Oyster Upgrades Online E-Book Services

Amazon is faced with new competition as Oyster, a fledgling online service in comparison, is upgrading their e-book subscriptions for their customers. On Wednesday, Oyster bid farewell to their prior business tactics of lending out books to their subscribers for $9.95 per month. Now, they are beginning to sell books as individual items with the intention of drawing in more business.

With the e-book market growing bigger over the past year, and publishers establishing values evenly among online sellers like Amazon and Oyster, Oyster feels this is a promising time to change their market strategy. With prices the same all across the market, the edge goes to those whose services are the most user-friendly, among other things.

Eric Stromberg, Oyster’s CEO, said that discovery and design are also things that add to one’s business successes. He mentioned that prices will not be as big of an issue since e-book prices range from $9.99 to $14.99. The same goes for Amazon, Apple, and other e-book providers.

Putting Apple aside, Amazon is a prime contender for Oyster. The massive online conglomerate is approximated to hold more than 50 percent of the American digital book market, and that percentage grows on a global scale. Also apart of the equation is the ease of access in which subscribers can get to their purchases. Apple has their iPad and Amazon their Kindle. Without a device of their own, breaking down more doors into the market will be much harder to achieve.

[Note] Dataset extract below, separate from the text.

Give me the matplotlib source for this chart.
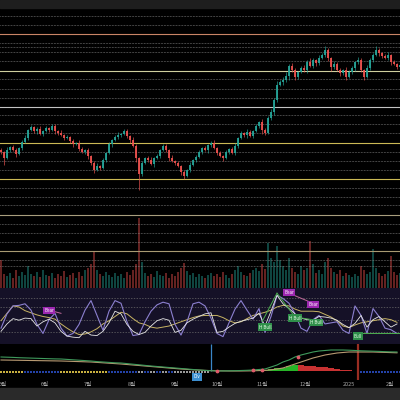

As it stands, Oyster only has one option, for their app to be used by their users with smartphones and tablets, for more easily accessible books. However, the biggest smartphone and tablet distributors are their major competitors. Oyster’s early success of getting three of the largest publishers in the nation to support them has waned in recent months. While they’re granted with 1 million plus books, the publishers wait months at a time to bestow Oyster with newer titles.

The biggest chance that Oyster has is that they are not as widespread with their services as Amazon. Amazon caters to music, movies, television, books, etc. The trouble with that decision is that other services, such as Spotify (music) and Hulu and Netflix (for movies and television), are garnering more subscribers from Amazon. The Kindle Unlimited service, which launched in 2014, is the company’s way of securing e-book readers. However, the Kindle Unlimited has received scorn from some of the publishers that supply it with titles.

The CEO of Penguin Random House, Tom Weldon, thinks that readers do not have a read-all-I-can mentality. He says that one might listen to 10,ooo songs or watch just as many movies, but no one will read as many books. Arnaud Nourry, the CEO of Hachette, practically called such a subscription service a flawed endeavor, stating how there are so few people who read more than two books a month.

Going off of the word of those two publishers, Oyster has a greater chance to upgrade and expand their e-book services, especially since they were able to secure more agreements with a larger portion of the online book industry. When their e-book store opens, they will offer the same prices they have now, which may help them to combat Amazon in the future.